From Listenbrainz website:
ListenBrainz keeps track of music you listen to and provides you with insights into your listening habits. We’re completely open-source and publish our data as open data.
If you use Last.FM, you can import the data into your listenbrainz account. Listenbrainz also has Spotify integration.
i have both and i parallel scrobble to both using pano scrobbler (phone) and strawberry player (desktop). you can sync your scrobble history from last.fm into listenbrainz, either one-time or on a continuing basis (though the latter seems to run the risk of duplicates). i chose to do it once and then feed them in parallel going forward.
as a discovery tool, listenbrainz is a bit anemic, except for once a year, and last.fm has declined for me over time.
first the good
listenbrainz does a year-in-music that shows your listening patterns and also top things you might have missed - my 2022 year in music is here. i scooped up a lot of stuff from that list.
now the bad
listenbrainz’s recommendation engine is only so-so, not terrible, not brilliant.

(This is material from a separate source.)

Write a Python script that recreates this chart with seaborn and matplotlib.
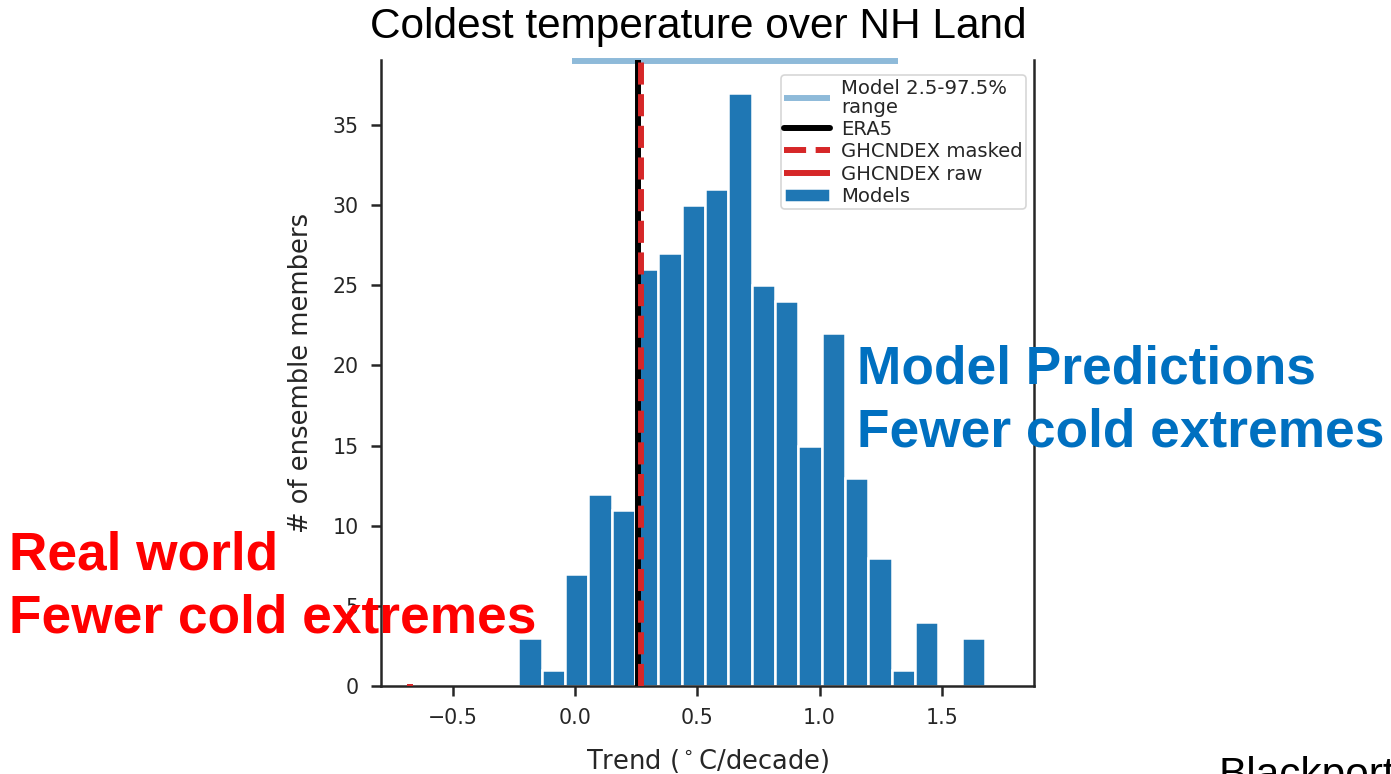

many commercial streamers and scrobblers only understand last.fm, so if you stream a lot you may not be able to keep listenbrainz updated except through manual syncing.
last.fm’s recommendation engine has declined over time for me and its community is stagnant, so i don’t see a lot of neighbour activity. it remains better than listenbrainz week by week, but only marginally.
oss stats
i remix and embed stats from the listenbrainz api on my own websites (profile link). doing this from last.fm requires an existing api key (which it seems they’re no longer issuing), and of course they can rug-pull that api at any time, not like we’ve seen that lately. but listenbrainz stats recalculate only daily.
caveat
my experience of these is different to most people’s, as data geeks don’t tend to listen to the candyfloss music that i do.